Let’s assume you’ve got an imp programming language that gives you that much. So you say, “Go to the grocery store, get everything on the list, pay for it, and come home.” First, it goes off and never comes back. You go to the grocery store to see what’s up, and your imp is standing in the freezer section. You told it to get pistachio ice cream. They’re out. The imp is waiting for them to restock.

So now you have to instruct it to try another store. You have to give the imp a list of stores, in addition to the list of groceries. If it gets to the last store without finding everything, it should just come home.

This seems too work, but it always takes your imp a really long time to get groceries. You spend a while following him around (debugging) and discover that he’s going to every store every time, even if he already has everything. Ooops, another fix to make.
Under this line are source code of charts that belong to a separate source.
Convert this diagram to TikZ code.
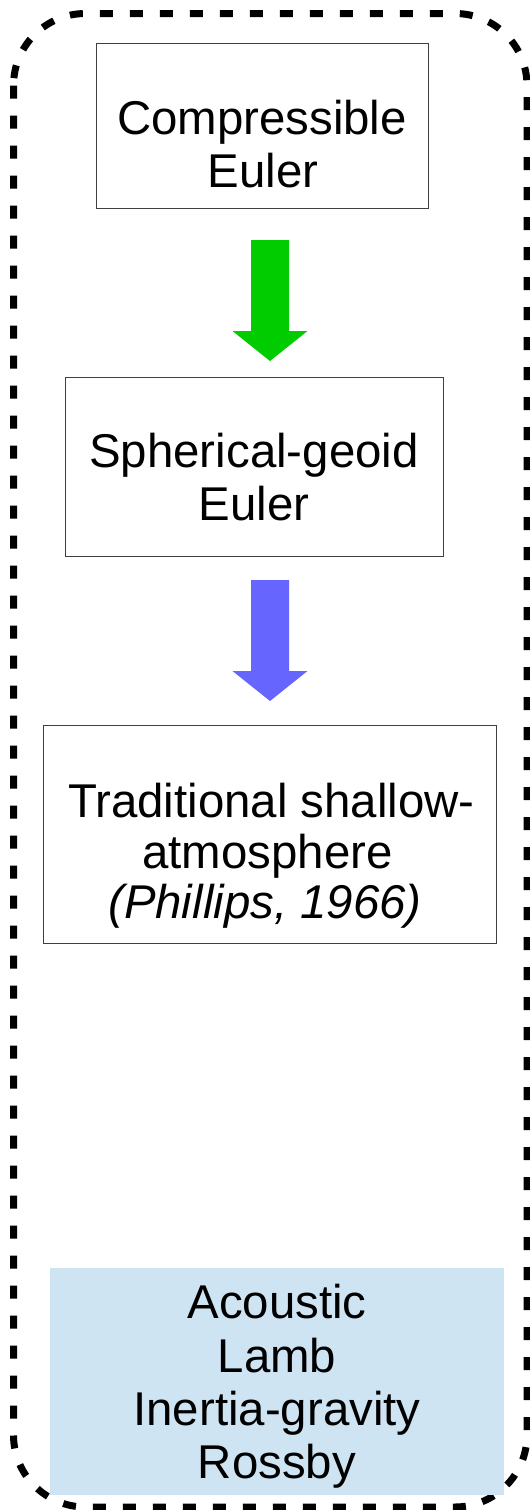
\documentclass[tikz,border=0pt]{standalone}
\usepackage{fontspec}
\setmainfont{Liberation Sans}
\begin{document}
\begin{tikzpicture}[x=1pt,y=-1pt,
  txt/.style={font=\fontsize{47.4}{53}\selectfont, inner sep=0pt, anchor=base},
  modelbox/.style={draw=black!75, line width=1pt, inner sep=0pt},
  wavebox/.style={fill=wavefill, draw=none, inner sep=0pt},
  frame/.style={line width=7pt, dash pattern=on 13pt off 17pt, rounded corners=72pt},
  downarrow/.pic={\fill (-19,0) -- (-19,91) -- (-37.5,91) -- (0,121) -- (37.5,91) -- (19,91) -- (19,0) -- cycle;}
]
\definecolor{wavefill}{HTML}{CFE4F2}
\definecolor{arrowgreen}{HTML}{00CC00}
\definecolor{arrowblue}{HTML}{6666FF}
\useasboundingbox (0,0) rectangle (530,1510);

% dashed enclosure
\draw[frame] (13.5,13.5) rectangle (527,1507);

% model hierarchy boxes
\node[modelbox, minimum width=332pt, minimum height=165pt] (euler) at (262,125.5) {};
\node[modelbox, minimum width=378pt, minimum height=179pt] (geoid) at (254,466.5) {};
\node[modelbox, minimum width=453pt, minimum height=218pt] (shallow) at (269.5,834) {};

% supported wave families
\node[wavebox, minimum width=454pt, minimum height=227pt] (waves) at (277,1381.5) {};

% box texts, one node per line placed on its baseline
\node[txt] (euler1) at (262,134) {Compressible};
\node[txt] (euler2) at (263,187) {Euler};
\node[txt] (geoid1) at (254,467) {Spherical-geoid};
\node[txt] (geoid2) at (254,520) {Euler};
\node[txt] (shallow1) at (271.5,817) {Traditional shallow-};
\node[txt] (shallow2) at (267.5,868) {atmosphere};
\node[txt] (shallow3) at (265,918) {\textit{(Phillips, 1966)}};
\node[txt] (waves1) at (277,1318) {Acoustic};
\node[txt] (waves2) at (277,1372) {Lamb};
\node[txt] (waves3) at (277,1425) {Inertia-gravity};
\node[txt] (waves4) at (277,1478) {Rossby};

% block arrows between the models
\coordinate (a1) at (270,240);
\coordinate (a2) at (270,580);
\pic[arrowgreen] at (a1) {downarrow};
\pic[arrowblue] at (a2) {downarrow};
\end{tikzpicture}
\end{document}
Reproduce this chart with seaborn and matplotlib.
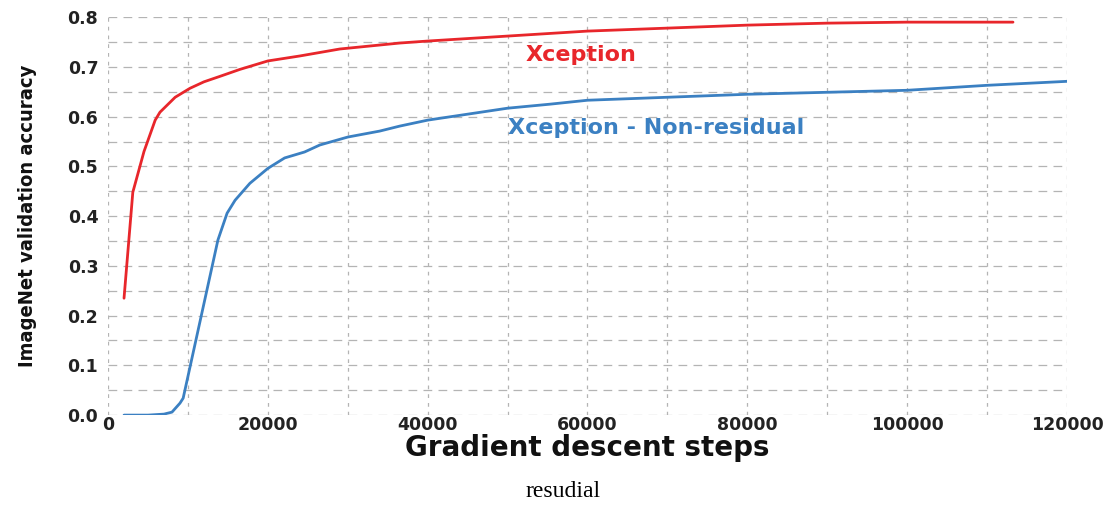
import numpy as np
import pandas as pd
import matplotlib
matplotlib.use("Agg")
import matplotlib.pyplot as plt
from matplotlib.ticker import MultipleLocator, FormatStrFormatter
import seaborn as sns

# Validation accuracy during training, residual vs. non-residual Xception
xception_steps = [2000, 3100, 4500, 5900, 6500, 8400, 10250, 12000, 14000, 16500,
                  20000, 24000, 29000, 36500, 40000, 50000, 60000, 70000, 80000,
                  90000, 100000, 113250]
xception_acc = [0.235, 0.448, 0.530, 0.593, 0.609, 0.639, 0.657, 0.670, 0.681, 0.695,
                0.712, 0.722, 0.736, 0.748, 0.752, 0.762, 0.772, 0.778, 0.784,
                0.788, 0.790, 0.790]

nonres_steps = [2000, 5000, 7000, 8000, 9000, 9400, 13750, 14900, 15900, 17750,
                20000, 22100, 24600, 26500, 30000, 34000, 36500, 40000, 50000,
                55250, 60000, 70000, 80000, 90000, 100000, 110000, 120000]
nonres_acc = [0.000, 0.000, 0.002, 0.006, 0.024, 0.034, 0.352, 0.406, 0.432, 0.466,
              0.496, 0.517, 0.529, 0.543, 0.559, 0.571, 0.581, 0.593, 0.617,
              0.625, 0.633, 0.639, 0.645, 0.649, 0.653, 0.663, 0.671]

model_names = ["Xception", "Xception - Non-residual"]
model_colors = ["#e8262b", "#3b80c2"]

df = pd.concat([
    pd.DataFrame({"step": xception_steps, "acc": xception_acc, "model": model_names[0]}),
    pd.DataFrame({"step": nonres_steps, "acc": nonres_acc, "model": model_names[1]}),
], ignore_index=True)

sns.set_theme(style="white")
plt.rcParams["font.family"] = ["DejaVu Sans"]

fig = plt.figure(figsize=(11.15, 5.05), dpi=100)
ax = fig.add_axes([0.0969, 0.178, 0.860, 0.788])

sns.lineplot(data=df, x="step", y="acc", hue="model",
             palette=dict(zip(model_names, model_colors)),
             linewidth=2.0, legend=False, ax=ax, estimator=None)

ax.set_xlim(0, 120000)
ax.set_ylim(0.0, 0.8)
ax.xaxis.set_major_locator(MultipleLocator(20000))
ax.xaxis.set_minor_locator(MultipleLocator(10000))
ax.yaxis.set_major_locator(MultipleLocator(0.1))
ax.yaxis.set_minor_locator(MultipleLocator(0.05))
ax.yaxis.set_major_formatter(FormatStrFormatter("%.1f"))

for s in ax.spines.values():
    s.set_visible(False)

ax.xaxis.grid(True, which="both", color="#b4b4b4", linestyle=(0, (3, 4)), linewidth=0.9)
ax.yaxis.grid(True, which="both", color="#b4b4b4", linestyle=(0, (7, 5)), linewidth=0.9)
ax.set_axisbelow(True)

ax.tick_params(axis="both", which="both", length=0, labelsize=12.5, labelcolor="#222222")
ax.tick_params(axis="x", pad=1)
ax.tick_params(axis="y", pad=7)
for lab in ax.get_xticklabels() + ax.get_yticklabels():
    lab.set_fontweight("bold")

ax.set_xlabel("Gradient descent steps", fontsize=20, fontweight="bold", labelpad=0,
              color="#111111")
ax.set_ylabel("ImageNet validation accuracy", fontsize=14.5, fontweight="bold",
              fontstretch="condensed", labelpad=22, color="#111111")

ax.text(59250, 0.724, "Xception", color=model_colors[0], fontsize=16,
        fontweight="bold", ha="center", va="center")
ax.text(50000, 0.577, "Xception - Non-residual", color=model_colors[1], fontsize=16,
        fontweight="bold", ha="left", va="center")

fig.text(0.505, 0.005, "resudial", fontsize=17, family="Liberation Serif",
         ha="center", va="bottom", color="black")

fig.savefig("out.png", dpi=100, facecolor="white")
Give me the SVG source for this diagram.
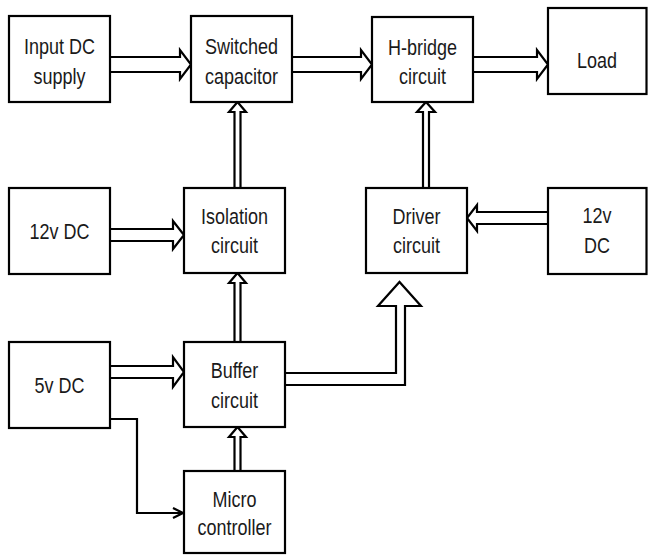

You write a bunch more imp code, and send it off. It still never comes home. This time, it’s stuck at the cash register. Spaghetti sauce went up 5 cents from last time, and now your imp doesn’t have enough money, and is stuck in the act of paying. You can just give the imp some extra money, but you’ll always have to deal with the possibility that he won’t have enough. Even though it seems less than ideal, you tell him to just come home if he doesn’t have enough money for everything.

Everything works fine for a while, but eventually, you realize that you haven’t had vanilla ice cream for ages. It’s on the list. You check the stores, and sure enough, they’ve got tons of it. You double-check the list, and it’s on there as “Vannilla”. Okay, maybe you could come up with a system for correcting your typos – one that won’t result in your imp buying a gun when the store is out of gum – but that’s a lot of work. It’s easier for you to just type things right. But if you ever sell (or even give) your imp code to other people, you know there will be an unending stream of complaints about how your stupid imp won’t buy vanilla ice cream.

Programming is all about developing this mindset – learning to think through all of this stuff in advance, figuring out all the ways your imp could screw up anything you tell it to do.